◆ **GOAL**
An exact copy of all the data is required, with pictures left out.

'''

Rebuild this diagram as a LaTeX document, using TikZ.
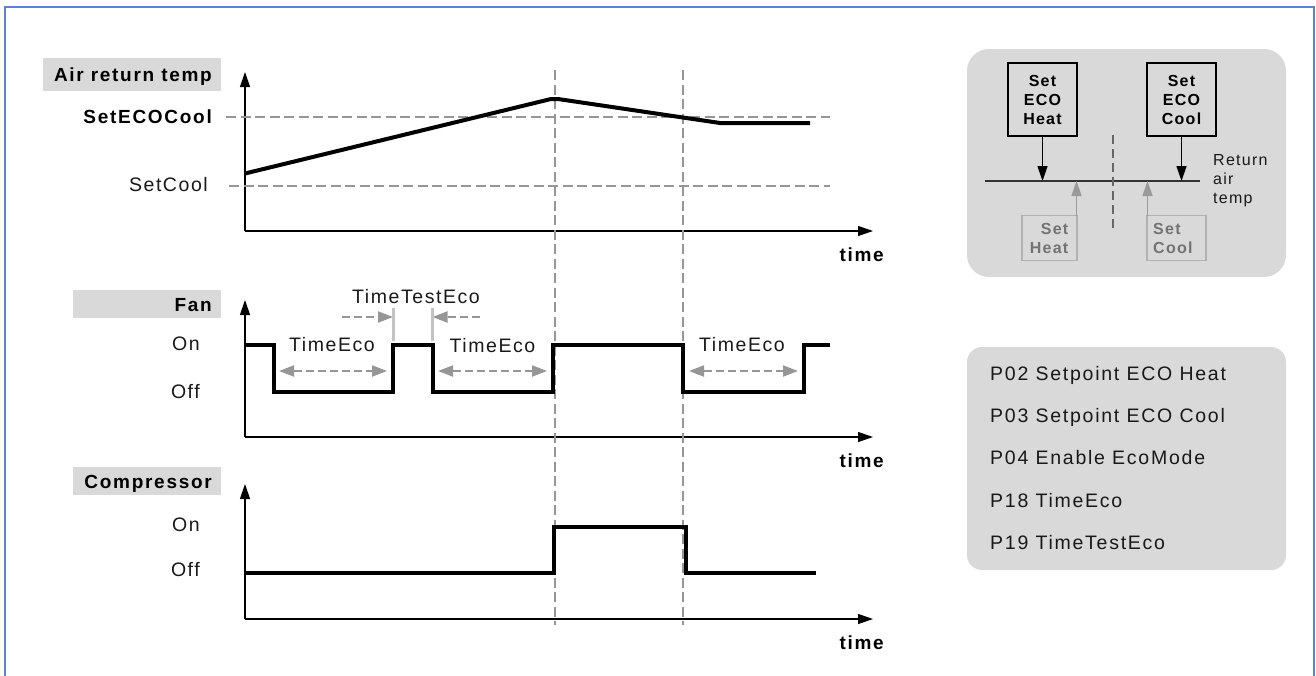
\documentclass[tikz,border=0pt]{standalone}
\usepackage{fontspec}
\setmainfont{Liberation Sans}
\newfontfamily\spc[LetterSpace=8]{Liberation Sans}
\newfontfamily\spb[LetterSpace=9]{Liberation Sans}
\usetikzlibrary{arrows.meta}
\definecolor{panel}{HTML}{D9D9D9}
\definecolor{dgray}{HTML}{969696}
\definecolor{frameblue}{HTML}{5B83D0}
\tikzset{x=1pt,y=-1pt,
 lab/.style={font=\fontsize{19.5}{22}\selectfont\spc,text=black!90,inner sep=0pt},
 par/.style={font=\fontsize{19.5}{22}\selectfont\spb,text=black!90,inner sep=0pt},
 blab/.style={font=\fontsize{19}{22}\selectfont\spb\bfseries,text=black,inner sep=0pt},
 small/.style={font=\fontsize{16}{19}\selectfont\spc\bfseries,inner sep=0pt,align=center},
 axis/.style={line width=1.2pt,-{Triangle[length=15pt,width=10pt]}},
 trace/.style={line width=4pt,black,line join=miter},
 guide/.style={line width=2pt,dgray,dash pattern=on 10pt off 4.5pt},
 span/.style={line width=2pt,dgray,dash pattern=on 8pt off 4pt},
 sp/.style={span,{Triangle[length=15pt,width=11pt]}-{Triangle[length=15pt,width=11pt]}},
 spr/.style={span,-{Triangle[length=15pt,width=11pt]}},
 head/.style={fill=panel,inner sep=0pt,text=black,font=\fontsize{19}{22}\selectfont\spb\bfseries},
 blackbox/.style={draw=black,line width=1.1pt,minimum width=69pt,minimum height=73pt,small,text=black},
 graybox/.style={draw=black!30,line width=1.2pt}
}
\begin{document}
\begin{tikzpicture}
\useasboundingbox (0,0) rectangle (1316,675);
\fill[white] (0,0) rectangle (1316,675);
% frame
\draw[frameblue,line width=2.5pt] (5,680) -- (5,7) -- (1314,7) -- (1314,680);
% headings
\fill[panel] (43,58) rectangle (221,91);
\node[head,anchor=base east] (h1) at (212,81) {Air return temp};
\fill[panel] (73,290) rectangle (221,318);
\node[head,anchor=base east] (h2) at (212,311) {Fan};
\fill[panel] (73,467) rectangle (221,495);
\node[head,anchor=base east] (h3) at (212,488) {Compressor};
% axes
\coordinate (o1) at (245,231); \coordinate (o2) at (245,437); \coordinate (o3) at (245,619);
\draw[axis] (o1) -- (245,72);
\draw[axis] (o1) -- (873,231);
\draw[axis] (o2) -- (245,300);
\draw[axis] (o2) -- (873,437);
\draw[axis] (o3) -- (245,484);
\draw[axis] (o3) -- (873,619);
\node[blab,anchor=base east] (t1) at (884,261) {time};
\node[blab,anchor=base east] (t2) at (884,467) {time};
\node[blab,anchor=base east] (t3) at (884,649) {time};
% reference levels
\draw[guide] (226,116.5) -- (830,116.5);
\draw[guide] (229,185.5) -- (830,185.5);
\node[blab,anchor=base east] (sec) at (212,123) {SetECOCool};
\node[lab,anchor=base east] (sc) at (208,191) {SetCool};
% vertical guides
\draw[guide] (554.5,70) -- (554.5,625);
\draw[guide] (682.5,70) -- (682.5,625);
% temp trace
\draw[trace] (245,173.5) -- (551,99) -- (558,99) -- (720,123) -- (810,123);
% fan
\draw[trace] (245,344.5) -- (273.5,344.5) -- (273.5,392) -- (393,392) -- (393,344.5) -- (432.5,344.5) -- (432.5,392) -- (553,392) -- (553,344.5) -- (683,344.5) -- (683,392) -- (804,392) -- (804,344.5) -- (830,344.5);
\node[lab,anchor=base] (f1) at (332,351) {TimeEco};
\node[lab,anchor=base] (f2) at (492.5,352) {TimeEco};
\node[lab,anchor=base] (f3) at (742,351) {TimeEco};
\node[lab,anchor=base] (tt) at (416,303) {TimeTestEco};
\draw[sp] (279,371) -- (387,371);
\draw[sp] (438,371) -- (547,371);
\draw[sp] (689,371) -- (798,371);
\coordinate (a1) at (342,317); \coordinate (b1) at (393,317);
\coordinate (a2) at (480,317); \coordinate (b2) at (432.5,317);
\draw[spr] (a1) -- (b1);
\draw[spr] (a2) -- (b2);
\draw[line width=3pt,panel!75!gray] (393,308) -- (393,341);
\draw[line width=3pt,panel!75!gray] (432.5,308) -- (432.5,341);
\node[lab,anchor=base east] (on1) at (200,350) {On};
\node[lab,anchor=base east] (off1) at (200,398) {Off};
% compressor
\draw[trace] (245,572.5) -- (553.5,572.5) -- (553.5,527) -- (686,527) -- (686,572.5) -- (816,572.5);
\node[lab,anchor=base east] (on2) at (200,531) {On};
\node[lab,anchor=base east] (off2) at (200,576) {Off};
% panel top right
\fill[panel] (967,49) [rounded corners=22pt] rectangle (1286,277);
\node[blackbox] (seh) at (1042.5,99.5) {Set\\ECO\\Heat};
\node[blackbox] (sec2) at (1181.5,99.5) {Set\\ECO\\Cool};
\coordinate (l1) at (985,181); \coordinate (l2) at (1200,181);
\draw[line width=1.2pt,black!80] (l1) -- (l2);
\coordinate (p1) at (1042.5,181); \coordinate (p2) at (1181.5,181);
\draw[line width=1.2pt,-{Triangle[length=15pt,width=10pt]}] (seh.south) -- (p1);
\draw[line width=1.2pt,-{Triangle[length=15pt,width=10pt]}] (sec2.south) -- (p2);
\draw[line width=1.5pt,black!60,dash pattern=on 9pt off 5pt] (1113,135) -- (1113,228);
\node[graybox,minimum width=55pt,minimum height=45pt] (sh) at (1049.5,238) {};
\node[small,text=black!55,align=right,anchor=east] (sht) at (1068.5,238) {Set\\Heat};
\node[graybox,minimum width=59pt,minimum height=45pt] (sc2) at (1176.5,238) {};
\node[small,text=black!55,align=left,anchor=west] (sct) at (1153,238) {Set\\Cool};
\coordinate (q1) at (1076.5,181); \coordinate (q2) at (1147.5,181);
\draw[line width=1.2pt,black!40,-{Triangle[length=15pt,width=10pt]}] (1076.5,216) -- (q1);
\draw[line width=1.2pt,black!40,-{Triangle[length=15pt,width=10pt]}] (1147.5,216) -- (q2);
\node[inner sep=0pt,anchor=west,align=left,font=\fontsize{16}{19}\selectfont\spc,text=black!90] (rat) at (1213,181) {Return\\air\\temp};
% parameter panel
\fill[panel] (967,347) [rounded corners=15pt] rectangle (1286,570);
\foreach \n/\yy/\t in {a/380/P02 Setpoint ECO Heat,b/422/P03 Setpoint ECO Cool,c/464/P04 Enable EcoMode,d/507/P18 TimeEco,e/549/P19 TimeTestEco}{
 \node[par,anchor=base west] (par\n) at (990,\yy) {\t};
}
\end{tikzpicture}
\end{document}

'''

◆ **EXERCISE ANSWER**
Rebuild this diagram as a LaTeX document, using TikZ.
\documentclass[tikz,border=0pt]{standalone}
\usepackage{fontspec}
\setmainfont{Liberation Sans}
\newfontfamily\spc[LetterSpace=8]{Liberation Sans}
\newfontfamily\spb[LetterSpace=9]{Liberation Sans}
\usetikzlibrary{arrows.meta}
\definecolor{panel}{HTML}{D9D9D9}
\definecolor{dgray}{HTML}{969696}
\definecolor{frameblue}{HTML}{5B83D0}
\tikzset{x=1pt,y=-1pt,
 lab/.style={font=\fontsize{19.5}{22}\selectfont\spc,text=black!90,inner sep=0pt},
 par/.style={font=\fontsize{19.5}{22}\selectfont\spb,text=black!90,inner sep=0pt},
 blab/.style={font=\fontsize{19}{22}\selectfont\spb\bfseries,text=black,inner sep=0pt},
 small/.style={font=\fontsize{16}{19}\selectfont\spc\bfseries,inner sep=0pt,align=center},
 axis/.style={line width=1.2pt,-{Triangle[length=15pt,width=10pt]}},
 trace/.style={line width=4pt,black,line join=miter},
 guide/.style={line width=2pt,dgray,dash pattern=on 10pt off 4.5pt},
 span/.style={line width=2pt,dgray,dash pattern=on 8pt off 4pt},
 sp/.style={span,{Triangle[length=15pt,width=11pt]}-{Triangle[length=15pt,width=11pt]}},
 spr/.style={span,-{Triangle[length=15pt,width=11pt]}},
 head/.style={fill=panel,inner sep=0pt,text=black,font=\fontsize{19}{22}\selectfont\spb\bfseries},
 blackbox/.style={draw=black,line width=1.1pt,minimum width=69pt,minimum height=73pt,small,text=black},
 graybox/.style={draw=black!30,line width=1.2pt}
}
\begin{document}
\begin{tikzpicture}
\useasboundingbox (0,0) rectangle (1316,675);
\fill[white] (0,0) rectangle (1316,675);
% frame
\draw[frameblue,line width=2.5pt] (5,680) -- (5,7) -- (1314,7) -- (1314,680);
% headings
\fill[panel] (43,58) rectangle (221,91);
\node[head,anchor=base east] (h1) at (212,81) {Air return temp};
\fill[panel] (73,290) rectangle (221,318);
\node[head,anchor=base east] (h2) at (212,311) {Fan};
\fill[panel] (73,467) rectangle (221,495);
\node[head,anchor=base east] (h3) at (212,488) {Compressor};
% axes
\coordinate (o1) at (245,231); \coordinate (o2) at (245,437); \coordinate (o3) at (245,619);
\draw[axis] (o1) -- (245,72);
\draw[axis] (o1) -- (873,231);
\draw[axis] (o2) -- (245,300);
\draw[axis] (o2) -- (873,437);
\draw[axis] (o3) -- (245,484);
\draw[axis] (o3) -- (873,619);
\node[blab,anchor=base east] (t1) at (884,261) {time};
\node[blab,anchor=base east] (t2) at (884,467) {time};
\node[blab,anchor=base east] (t3) at (884,649) {time};
% reference levels
\draw[guide] (226,116.5) -- (830,116.5);
\draw[guide] (229,185.5) -- (830,185.5);
\node[blab,anchor=base east] (sec) at (212,123) {SetECOCool};
\node[lab,anchor=base east] (sc) at (208,191) {SetCool};
% vertical guides
\draw[guide] (554.5,70) -- (554.5,625);
\draw[guide] (682.5,70) -- (682.5,625);
% temp trace
\draw[trace] (245,173.5) -- (551,99) -- (558,99) -- (720,123) -- (810,123);
% fan
\draw[trace] (245,344.5) -- (273.5,344.5) -- (273.5,392) -- (393,392) -- (393,344.5) -- (432.5,344.5) -- (432.5,392) -- (553,392) -- (553,344.5) -- (683,344.5) -- (683,392) -- (804,392) -- (804,344.5) -- (830,344.5);
\node[lab,anchor=base] (f1) at (332,351) {TimeEco};
\node[lab,anchor=base] (f2) at (492.5,352) {TimeEco};
\node[lab,anchor=base] (f3) at (742,351) {TimeEco};
\node[lab,anchor=base] (tt) at (416,303) {TimeTestEco};
\draw[sp] (279,371) -- (387,371);
\draw[sp] (438,371) -- (547,371);
\draw[sp] (689,371) -- (798,371);
\coordinate (a1) at (342,317); \coordinate (b1) at (393,317);
\coordinate (a2) at (480,317); \coordinate (b2) at (432.5,317);
\draw[spr] (a1) -- (b1);
\draw[spr] (a2) -- (b2);
\draw[line width=3pt,panel!75!gray] (393,308) -- (393,341);
\draw[line width=3pt,panel!75!gray] (432.5,308) -- (432.5,341);
\node[lab,anchor=base east] (on1) at (200,350) {On};
\node[lab,anchor=base east] (off1) at (200,398) {Off};
% compressor
\draw[trace] (245,572.5) -- (553.5,572.5) -- (553.5,527) -- (686,527) -- (686,572.5) -- (816,572.5);
\node[lab,anchor=base east] (on2) at (200,531) {On};
\node[lab,anchor=base east] (off2) at (200,576) {Off};
% panel top right
\fill[panel] (967,49) [rounded corners=22pt] rectangle (1286,277);
\node[blackbox] (seh) at (1042.5,99.5) {Set\\ECO\\Heat};
\node[blackbox] (sec2) at (1181.5,99.5) {Set\\ECO\\Cool};
\coordinate (l1) at (985,181); \coordinate (l2) at (1200,181);
\draw[line width=1.2pt,black!80] (l1) -- (l2);
\coordinate (p1) at (1042.5,181); \coordinate (p2) at (1181.5,181);
\draw[line width=1.2pt,-{Triangle[length=15pt,width=10pt]}] (seh.south) -- (p1);
\draw[line width=1.2pt,-{Triangle[length=15pt,width=10pt]}] (sec2.south) -- (p2);
\draw[line width=1.5pt,black!60,dash pattern=on 9pt off 5pt] (1113,135) -- (1113,228);
\node[graybox,minimum width=55pt,minimum height=45pt] (sh) at (1049.5,238) {};
\node[small,text=black!55,align=right,anchor=east] (sht) at (1068.5,238) {Set\\Heat};
\node[graybox,minimum width=59pt,minimum height=45pt] (sc2) at (1176.5,238) {};
\node[small,text=black!55,align=left,anchor=west] (sct) at (1153,238) {Set\\Cool};
\coordinate (q1) at (1076.5,181); \coordinate (q2) at (1147.5,181);
\draw[line width=1.2pt,black!40,-{Triangle[length=15pt,width=10pt]}] (1076.5,216) -- (q1);
\draw[line width=1.2pt,black!40,-{Triangle[length=15pt,width=10pt]}] (1147.5,216) -- (q2);
\node[inner sep=0pt,anchor=west,align=left,font=\fontsize{16}{19}\selectfont\spc,text=black!90] (rat) at (1213,181) {Return\\air\\temp};
% parameter panel
\fill[panel] (967,347) [rounded corners=15pt] rectangle (1286,570);
\foreach \n/\yy/\t in {a/380/P02 Setpoint ECO Heat,b/422/P03 Setpoint ECO Cool,c/464/P04 Enable EcoMode,d/507/P18 TimeEco,e/549/P19 TimeTestEco}{
 \node[par,anchor=base west] (par\n) at (990,\yy) {\t};
}
\end{tikzpicture}
\end{document}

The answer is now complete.